Fighting for Grace – As a Child of God, As a Daughter, As a Wife, As a Parent, As an Educator….you name it.
I seriously have fears that my daughter is growing up missing out on something (not really sure what, but something) because I am an educator/parent-AKA “teacher mom” and she a “teacher’s kid.”
I felt so relieved when I read this great article, 7 Ways to Survive the Teacher Mom Guilt because it hit me that there are others that feel this way too! I am not alone. Recently I started reading For the Love by Jen Hatmaker. She uses humor and just plain realness to urge us to give ourselves grace in this unattainable Pinterest life world of impossible standards. It’s like she is encouraging us Teacher Moms to UNITE and stop this ridiculous guilt we place on ourselves. 🙂
It’s not only just the Teacher Mom Guilt. There is the dreaded technology time battle. I’m just going to be real y’all. Sometimes she wants to do something on it and I instantly answer, “You need to do something else.” It doesn’t matter if she hasn’t even been on it that day! #truth I have no reason other than my fictitious belief that a “good mom” is supposed to tell her child not to get on her device and do something outside. Right? Isn’t that how we grew up? 😉 You hear that voice in your head too.
- It takes away family time.
- We played games outside growing up.
- Too much screen time these days.
- It isolates them.
- They aren’t using their brain.
Then the other day something happened. I decided to say you know what, I can fluff the laundry one more time and just “play” with her what she was playing on her device.
Two things happened:
1.) What I judged as a mindless activity, was actually igniting her creativity. She was using her creativity in ways I am not sure I could have done, and quite honestly barely understood! This also led to me see a passion she had for something I didn’t know about. 🙂
2.) I got to see this when I stopped and gave myself grace to just “play” with her, like Jen talks about in her book.
Which leads me to the biggest realization that day, and that is that I realized our children are living in a different time. A different world. That is just the truth.

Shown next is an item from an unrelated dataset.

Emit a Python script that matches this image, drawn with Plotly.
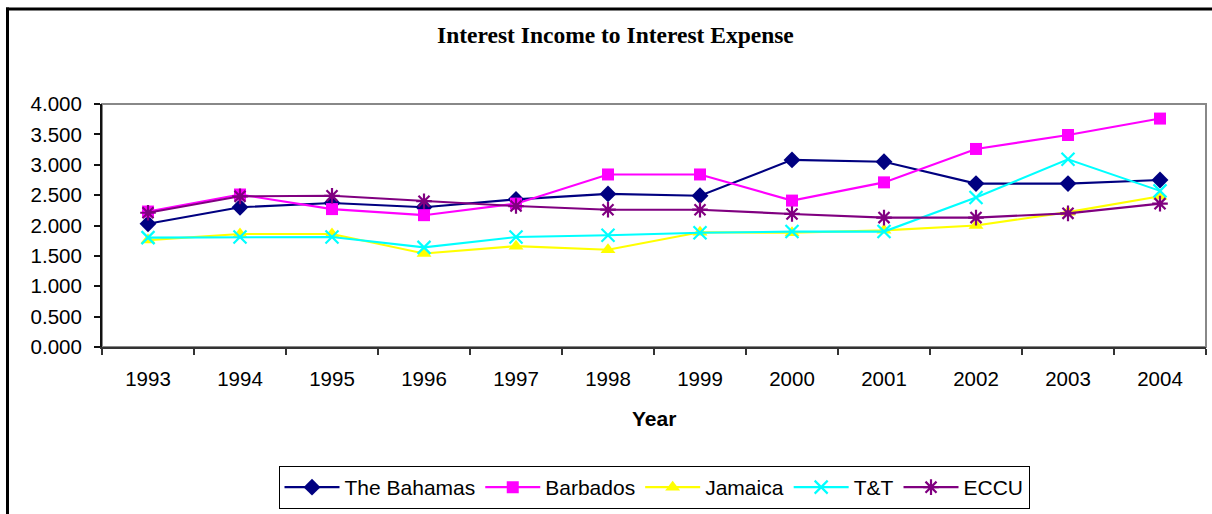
import plotly.graph_objects as go

years = ["1993", "1994", "1995", "1996", "1997", "1998",
         "1999", "2000", "2001", "2002", "2003", "2004"]

bahamas = [2.03, 2.30, 2.37, 2.30, 2.43, 2.52, 2.49, 3.08, 3.05, 2.69, 2.69, 2.75]
barbados = [2.23, 2.51, 2.27, 2.17, 2.36, 2.84, 2.84, 2.41, 2.71, 3.26, 3.49, 3.76]
jamaica = [1.76, 1.86, 1.86, 1.54, 1.66, 1.60, 1.89, 1.88, 1.92, 2.00, 2.22, 2.48]
tt = [1.80, 1.81, 1.81, 1.64, 1.81, 1.84, 1.88, 1.90, 1.90, 2.46, 3.09, 2.57]
eccu = [2.21, 2.48, 2.49, 2.40, 2.32, 2.26, 2.26, 2.19, 2.13, 2.13, 2.20, 2.36]

series = [
    ("The Bahamas", bahamas, "#000080", dict(symbol="diamond", size=13)),
    ("Barbados", barbados, "#FF00FF", dict(symbol="square", size=12)),
    ("Jamaica", jamaica, "#FFFF00", dict(symbol="triangle-up", size=13)),
    ("T&T", tt, "#00FFFF", dict(symbol="x-thin", size=13, line=dict(width=2.2, color="#00FFFF"))),
    ("ECCU", eccu, "#800080", dict(symbol="asterisk", size=13, line=dict(width=2.2, color="#800080"))),
]

fig = go.Figure()
for name, vals, color, marker in series:
    fig.add_trace(go.Scatter(
        x=years, y=vals, name=name, mode="lines+markers",
        line=dict(color=color, width=2.1),
        marker=dict(color=color, **marker),
    ))

W, H = 1212, 514
L, R, T, B = 102, 6, 104, 166
pw, ph = W - L - R, H - T - B


def px(xp):
    return (xp - L) / pw


def py(yp):
    return (H - B - yp) / ph


fig.update_layout(
    width=W, height=H,
    margin=dict(l=L, r=R, t=T, b=B),
    paper_bgcolor="white", plot_bgcolor="white",
    font=dict(family="Arial, Liberation Sans, sans-serif", size=20, color="black"),
    showlegend=True,
    legend=dict(
        orientation="h", x=0.5, xanchor="center", y=py(466), yanchor="top",
        bordercolor="black", borderwidth=1, itemwidth=55,
        font=dict(size=21), bgcolor="white", tracegroupgap=0,
    ),
    xaxis=dict(
        type="category", range=[-0.5, 11.5], tickson="boundaries",
        ticks="outside", ticklen=6, tickcolor="#333", tickwidth=1.5,
        showline=True, linecolor="#333", linewidth=2,
        showgrid=False, zeroline=False, ticklabelstandoff=12,
        tickfont=dict(size=20.5),
    ),
    yaxis=dict(
        range=[0, 4], dtick=0.5, tickformat=".3f",
        ticks="outside", ticklen=6, tickcolor="#111", tickwidth=1.5,
        showline=True, linecolor="#111", linewidth=2,
        showgrid=False, zeroline=False, ticklabelstandoff=8,
        tickfont=dict(size=20.5),
    ),
    shapes=[
        # grey frame around the plotting area
        dict(type="rect", xref="paper", yref="paper", x0=0, x1=1, y0=0, y1=1,
             line=dict(color="#888", width=2), layer="below"),
        # outer chart frame (top and left edges)
        dict(type="line", xref="paper", yref="paper",
             x0=px(6), x1=px(1215), y0=py(8.5), y1=py(8.5),
             line=dict(color="black", width=3)),
        dict(type="line", xref="paper", yref="paper",
             x0=px(7.5), x1=px(7.5), y0=py(7), y1=py(520),
             line=dict(color="black", width=3)),
    ],
    annotations=[
        dict(text="<b>Interest Income to Interest Expense</b>", xref="paper", yref="paper",
             x=px(615), y=py(35), xanchor="center", yanchor="middle", showarrow=False,
             font=dict(family="Liberation Serif, Times New Roman, serif", size=23.5, color="black")),
        dict(text="<b>Year</b>", xref="paper", yref="paper",
             x=px(654), y=py(420), xanchor="center", yanchor="middle", showarrow=False,
             font=dict(size=21, color="black")),
    ],
)

fig.write_html("out.html")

Accept it or not, but it is not necessarily always a bad, evil thing.
Before you mumble under your breath, this lady is crazy suggesting technology time whenever…..please know that I am not advocating for kids to be on their devices all the time.

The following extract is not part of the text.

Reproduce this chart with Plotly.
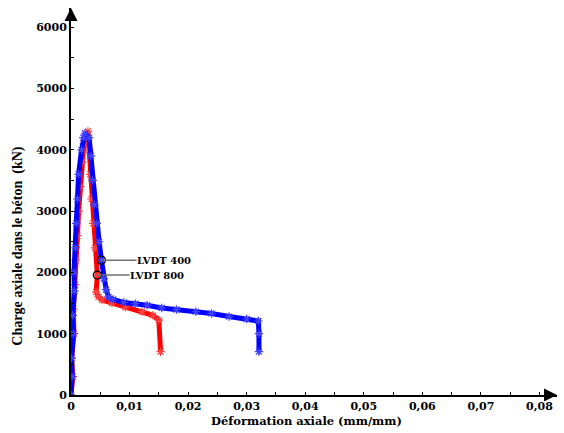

I am a big believer of everything in moderation, but this was the “quality time” that my child was wanting from me. That was it. Times have changed where quality time CAN happen using devices, and it does way more often than we imagine if we open our minds to it. Think of all the amazing things that come from YouTube creations, and lately the musical.ly videos that all kids are completely loving!
Here is the beauty of the lesson I learned. We were doing something she loved and saw as quality time instead of spending quality time only doing things that I felt met the “criteria.” What criteria, you ask? Oh, just the expectations I felt I had to meet that were not mine! Thanks Jen for giving me that okay to give myself grace to do it our way without feeling like a bad mom!
We had more fun in those moments together than any of the ones I had created this summer on our list! She made the comment about how much she has wanted me to play that with her. That hit me pretty hard. I “play” things with her, but I never realized how many of them are things I encourage because of my own agenda. (Have to multi-task while I play, want her to learn things and create, use critical thinking, practice her talents, want her to read or write, math, etc….teacher mom problems). There go those impossible standards again.
Quality time is not seen as quality time to our children if they do not connect with it, and if they do not view this time together as happy and fun does it really become a precious memory? Maybe. Maybe not.
Times have changed. What some children enjoy and can do for hours is like nothing we could have possibly imagined. Yet, if we open our minds to stop and “play” we might discover just how passionate and creative they are being.
All they want is TIME doing the things THEY love WITH us. Making moments. The moments that will carry us on and become precious memories. These moments might look different than we know from our childhood, but different is good. I know my goal is to embrace it and give myself grace!